International information
- National side: Netherlands (1998–2011);
- Only Test (cap 9): 28 July 2007 v South Africa
- ODI debut (cap 44): 25 July 1998 v Denmark
- Last ODI: 24 November 2011 v Ireland
- T20I debut (cap 7): 1 July 2008 v West Indies
- Last T20I: 20 August 2011 v Ireland

Domestic team information
- 2003/04–2006/07: Boland

Career statistics
| Competition | WTest | WODI | WT20I | WLA |
| Matches | 1 | 46 | 10 | 105 |
| Runs scored | 18 | 723 | 154 | 2,350 |
| Batting average | 9.00 | 15.71 | 19.25 | 24.73 |
| 100s/50s | 0/0 | 0/1 | 0/0 | 1/10 |
| Top score | 17 | 67 | 34 | 106* |
| Balls bowled | – | 440 | 84 | 580 |
| Wickets | – | 6 | 1 | 10 |
| Bowling average | – | 57.83 | 92.00 | 40.90 |
| 5 wickets in innings | – | 0 | 0 | 0 |
| 10 wickets in match | – | 0 | 0 | 0 |
| Best bowling | – | 2/13 | 1/9 | 2/9 |
| Catches/stumpings | 1/– | 13/– | 4/– | 36/– |
- Source: CricketArchive, 2 December 2021

= Helmien Rambaldo =

Dutch cricketer (born 1980)

Helmien Willie Rambaldo (born 13 November 1980) is a Dutch former cricketer who played as a right-handed batter and occasional right-arm off break bowler. She appeared in one Test match, 46 One Day Internationals and 10 Twenty20 Internationals for the Netherlands between 1998 and 2011. Rambaldo captained the national side between 2007 and 2011, including in the team's inaugural Test and WT20I matches. She played domestic cricket for Boland in South Africa between 2003–04 and 2006–07.

==Life and career==
Born in The Hague, Rambaldo's older sister, Caroline Rambaldo, also played international cricket for the Netherlands. Both sisters played their club cricket for Quick Haag (nl). Helmien Rambaldo made her ODI debut in July 1998, aged only 17, scoring two runs against Denmark in what was the first ODI played in Germany (at the Mikkelberg-Kunst-und-Cricket Center). Slotting into the side as a top-order batter, her next matches in that format came at the 1999 European Championship in Denmark. Her performance there was unremarkable, with only 16 runs from three innings, but she maintained her place in the Dutch squad for its next major tournament, the 2000 World Cup in New Zealand. At the World Cup, Rambaldo was selected for only three of a possible seven matches, but top-scored with 38 against Sri Lanka, opening the batting with Maartje Köster.
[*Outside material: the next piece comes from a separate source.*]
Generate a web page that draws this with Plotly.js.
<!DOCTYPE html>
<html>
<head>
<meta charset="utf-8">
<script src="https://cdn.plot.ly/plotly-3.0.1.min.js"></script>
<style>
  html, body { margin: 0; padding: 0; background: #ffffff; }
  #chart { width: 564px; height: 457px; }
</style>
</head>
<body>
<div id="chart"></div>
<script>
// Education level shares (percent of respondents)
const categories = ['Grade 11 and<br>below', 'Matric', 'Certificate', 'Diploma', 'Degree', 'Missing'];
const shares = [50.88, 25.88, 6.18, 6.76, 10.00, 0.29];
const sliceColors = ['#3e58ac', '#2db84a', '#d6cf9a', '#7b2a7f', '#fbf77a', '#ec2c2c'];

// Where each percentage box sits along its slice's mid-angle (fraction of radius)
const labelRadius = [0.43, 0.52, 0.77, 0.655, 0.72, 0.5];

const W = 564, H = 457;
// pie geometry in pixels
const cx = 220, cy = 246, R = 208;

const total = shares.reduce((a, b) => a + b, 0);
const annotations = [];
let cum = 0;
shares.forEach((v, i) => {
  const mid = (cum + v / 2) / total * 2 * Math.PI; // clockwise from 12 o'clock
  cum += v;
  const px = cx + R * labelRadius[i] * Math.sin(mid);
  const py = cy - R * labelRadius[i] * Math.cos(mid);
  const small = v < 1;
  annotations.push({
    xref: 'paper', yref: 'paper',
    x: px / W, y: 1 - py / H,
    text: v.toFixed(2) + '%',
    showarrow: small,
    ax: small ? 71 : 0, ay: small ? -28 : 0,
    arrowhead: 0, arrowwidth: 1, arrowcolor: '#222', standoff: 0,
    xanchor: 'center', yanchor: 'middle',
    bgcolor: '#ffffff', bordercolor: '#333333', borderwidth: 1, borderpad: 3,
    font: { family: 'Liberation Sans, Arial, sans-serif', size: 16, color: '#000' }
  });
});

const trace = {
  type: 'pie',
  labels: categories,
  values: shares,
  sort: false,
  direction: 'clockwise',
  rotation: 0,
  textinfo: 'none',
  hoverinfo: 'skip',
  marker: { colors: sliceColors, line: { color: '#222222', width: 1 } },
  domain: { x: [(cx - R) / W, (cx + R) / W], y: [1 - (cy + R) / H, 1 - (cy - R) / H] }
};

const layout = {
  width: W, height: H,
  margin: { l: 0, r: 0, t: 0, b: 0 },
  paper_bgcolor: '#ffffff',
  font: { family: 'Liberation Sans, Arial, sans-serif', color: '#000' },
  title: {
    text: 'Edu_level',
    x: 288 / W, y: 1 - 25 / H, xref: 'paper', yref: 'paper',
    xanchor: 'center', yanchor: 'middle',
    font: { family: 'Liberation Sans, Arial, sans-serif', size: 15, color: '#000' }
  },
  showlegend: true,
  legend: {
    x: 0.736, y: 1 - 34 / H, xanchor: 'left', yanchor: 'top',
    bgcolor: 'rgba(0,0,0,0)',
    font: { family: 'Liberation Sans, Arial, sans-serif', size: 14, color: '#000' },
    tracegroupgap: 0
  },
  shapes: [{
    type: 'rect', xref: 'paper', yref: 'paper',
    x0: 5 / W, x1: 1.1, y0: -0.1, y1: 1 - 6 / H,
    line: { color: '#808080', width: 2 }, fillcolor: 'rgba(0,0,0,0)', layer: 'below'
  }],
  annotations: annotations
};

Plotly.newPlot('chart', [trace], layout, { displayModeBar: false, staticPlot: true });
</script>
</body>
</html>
When the Netherlands toured Pakistan in April 2001, Rambaldo featured in six of their seven ODIs against the Pakistani national team, and finished the tournament behind only Pauline te Beest and Carolien Salomons for runs scored. In the sixth game, as the ninth player brought on to bowl, she finished 2/13 from five overs – her first ODI wickets and what were to be her best bowling figures. In 2003, Rambaldo moved to South Africa to study sport science at Western Cape's Stellenbosch University. She continued to play for the Netherlands throughout her degree, but also played cricket for her university and for Boland in the South African provincial set-up, until graduating in 2006.

In July and August 2007, South Africa went on a tour of the Netherlands, playing three ODIs and a Test – the first (and so far only) Test match played by any Dutch team, men or women. The Test was Rambaldo's first international match as captain, with Carolien Salomons having stepped down the previous year. She would remain the side's captain until she stepped down prior to the 2012 season. At the 2008 World Cup Qualifier in South Africa, Rambaldo played a key role in helping the Netherlands to a semi-final. In a group-stage game against Bermuda, she was player of the match, scoring 59 from 55 balls opening with Violet Wattenberg, and helping the Dutch team to a 196-run win. Later in the tournament, in the semi-final against Pakistan, Rambaldo caught Pakistani number-eleven batsman Sadia Yousuf at short cover to give Lotte Egging a hat-trick, the first by a Dutchwoman.

Rambaldo only recorded one half-century in her ODI career, 67 against Sri Lanka in the 2010 Women's Cricket Challenge in South Africa. Her next-best had been 46 against Japan in the 2003 IWCC Trophy. Rambaldo finished her career with 723 runs from 46 ODIs, in both cases behind only Pauline te Beest and Carolien Salomons for the Netherlands. She captained the Netherlands in one Test, 25 ODIs, and ten T20Is, with the team winning only a single match under her captaincy in those formats – an ODI against Ireland at the 2011 European Championship, by two wickets.